Cleared up: Ecosphere CEO Robbie Cathey holds up a jar full of dark untreated water, and cloudy water that’s been treated with his company’s technology. The treated water isn’t safe to drink, but it’s good enough for fracking.
Ecosphere’s process replaces the biocides and descaling agents typically used in fracking water with an ozone-based treatment. Ozone itself isn’t benign, but Ecosphere produces it on site, so it doesn’t have to be transported, which reduces the chance of spills, the fuel needed for transport, and the wear and tear on roads—a major problem for communities with large fracking operations. The process lets well operators recycle water, reducing the total amount consumed and the amount of waste material that needs to be disposed of.
The use of ozone to treat water isn’t new, but it hasn’t been used much in part because it’s expensive. Ecosphere has found ways to reduce the amount of ozone needed by 90 percent. It uses a combination of approaches. First it flows water through proprietary structures that cause tiny bubbles to form and collapse—which is called cavitation. It also uses ultrasound to create more cavitation. In both cases, this breaks up biological contaminants in the water, making the ozone more effective, and creates free radicals that themselves help disinfect the water. The final step is to run an electrical current through the water, which causes some of the salts in the water to precipitate, reducing scaling. The process is cheaper than some other alternatives, such as UV treatment and desalination, the company says.

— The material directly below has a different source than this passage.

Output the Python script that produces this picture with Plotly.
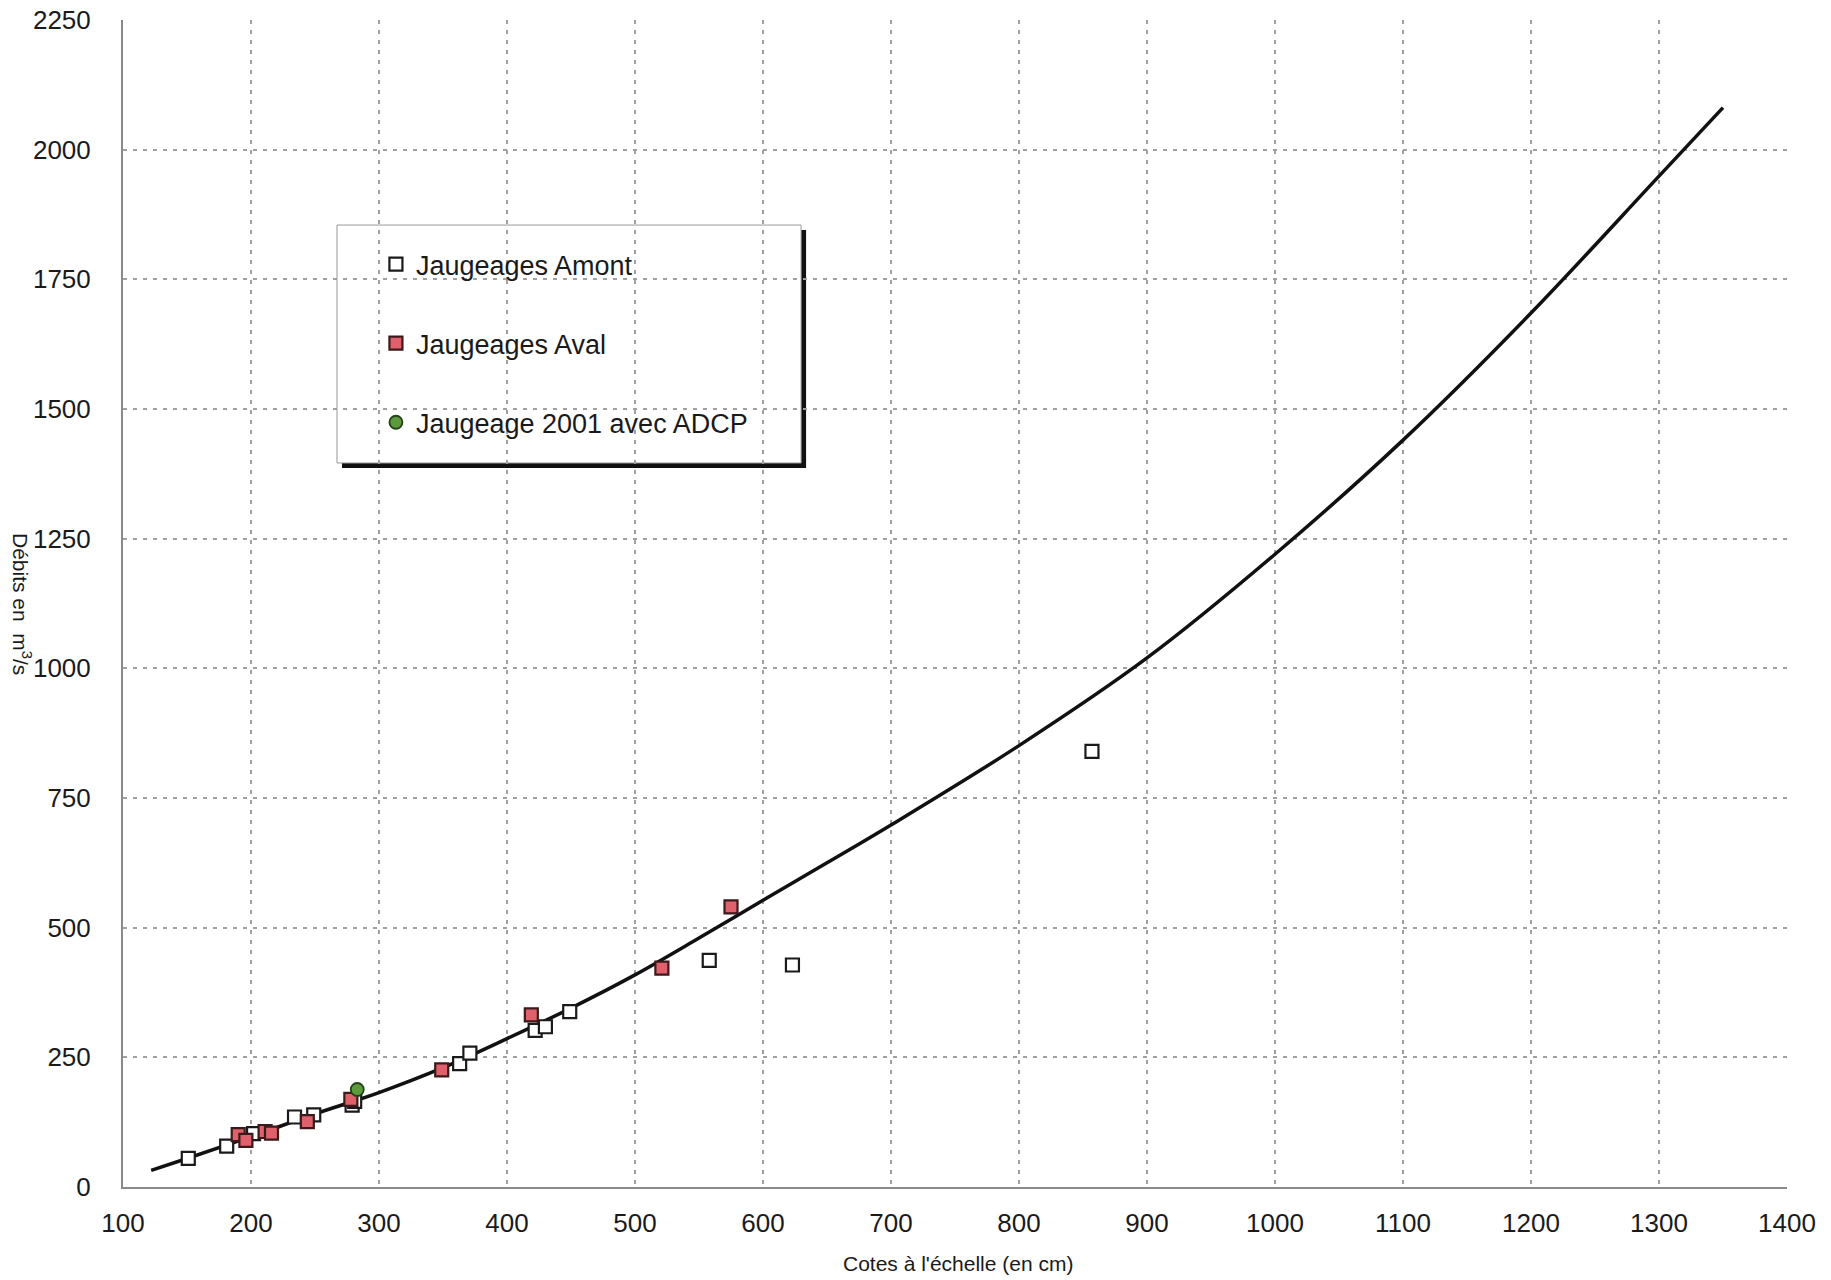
import plotly.graph_objects as go

# Rating curve (stage in cm -> discharge in m3/s)
curve_cote = [122, 150, 200, 250, 300, 350, 400, 450, 500, 550, 600, 650, 700,
              800, 900, 1000, 1100, 1200, 1300, 1350]
curve_debit = [32, 55, 97, 141, 182, 230, 286, 345, 409, 480, 553, 625, 698,
               851, 1020, 1220, 1440, 1685, 1949, 2081]

# Upstream gaugings
amont_cote = [151, 181, 202, 234, 249, 279, 281, 363, 371, 422, 430, 449, 558, 623, 857]
amont_debit = [55, 79, 103, 135, 139, 158, 165, 238, 258, 302, 309, 338, 437, 428, 840]

# Downstream gaugings
aval_cote = [190, 196, 211, 216, 244, 278, 349, 419, 521, 575]
aval_debit = [101, 90, 107, 104, 126, 169, 226, 332, 422, 540]

# 2001 ADCP gauging
adcp_cote = [283]
adcp_debit = [188]

x_ticks = list(range(100, 1401, 100))
y_ticks = list(range(0, 2251, 250))

FONT = "Liberation Sans, Arial, sans-serif"
TXT = "#1a1a1a"

fig = go.Figure()

fig.add_trace(go.Scatter(
    x=curve_cote, y=curve_debit, mode="lines", line_shape="spline",
    line=dict(color="#111111", width=3.5), showlegend=False, hoverinfo="skip"))

fig.add_trace(go.Scatter(
    x=amont_cote, y=amont_debit, mode="markers", name="Jaugeages Amont",
    legendgroup="a",
    marker=dict(symbol="square", size=13, color="white",
                line=dict(color="#1a1a1a", width=2.2))))

fig.add_trace(go.Scatter(
    x=aval_cote, y=aval_debit, mode="markers", name="Jaugeages Aval",
    legendgroup="b",
    marker=dict(symbol="square", size=13, color="#e0606c",
                line=dict(color="#3a1a1a", width=2.2))))

fig.add_trace(go.Scatter(
    x=adcp_cote, y=adcp_debit, mode="markers", name="Jaugeage 2001 avec ADCP",
    legendgroup="c",
    marker=dict(symbol="circle", size=13, color="#5c9a3c",
                line=dict(color="#23421a", width=1.8))))

# legend frame with drop shadow
bx0, bx1, by0, by1 = 0.1286, 0.4075, 0.6204, 0.8243
dx, dy = 5 / 1664, 5 / 1167
shapes = [
    dict(type="rect", xref="paper", yref="paper", layer="between",
         x0=bx0 + dx, x1=bx1 + dx, y0=by0 - dy, y1=by1 - dy,
         fillcolor="#111111", line=dict(width=0)),
    dict(type="rect", xref="paper", yref="paper", layer="between",
         x0=bx0, x1=bx1, y0=by0, y1=by1,
         fillcolor="white", line=dict(color="#999999", width=1)),
]

grid = dict(showgrid=True, gridcolor="#a0a0a0", gridwidth=1.5, griddash="4px,6px",
            zeroline=False, showline=True, linecolor="#8a8a8a", linewidth=2,
            mirror=False, ticks="", automargin=False,
            tickfont=dict(family=FONT, size=26, color=TXT))

fig.update_layout(
    width=1831, height=1280,
    margin=dict(l=123, r=44, t=20, b=93, autoexpand=False),
    paper_bgcolor="white", plot_bgcolor="white",
    font=dict(family=FONT, color=TXT),
    xaxis=dict(range=[100, 1400], tickvals=x_ticks, ticklabelstandoff=12, **grid),
    yaxis=dict(range=[0, 2250], tickvals=y_ticks, ticklabelstandoff=25, **grid),
    shapes=shapes,
    legend=dict(x=0.152, y=0.8115, xanchor="left", yanchor="top",
                bgcolor="rgba(0,0,0,0)", borderwidth=0,
                font=dict(family=FONT, size=27, color=TXT),
                tracegroupgap=41, itemwidth=30),
    annotations=[
        dict(text="Cotes à l'échelle (en cm)", xref="paper", yref="paper",
             x=0.5017, y=0, yanchor="middle", yshift=-76, showarrow=False,
             font=dict(family=FONT, size=21, color=TXT)),
        dict(text="Débits en  m<sup>3</sup>/s", xref="paper", yref="paper",
             x=0, y=0.4996, xanchor="center", xshift=-101, showarrow=False,
             textangle=90, font=dict(family=FONT, size=21, color=TXT)),
    ],
)

fig.write_html("out.html")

There’s a limit to how much Ecosphere’s process can reduce water use, says James Bolander, a senior vice president at Southwestern Energy, a fracking company that uses Ecosphere’s technology. In some cases, it can treat all of the water that flows back out of a fracking well. But most of the water used in fracking stays down in the well, he says, and that needs to be replaced with more fresh water for the next well.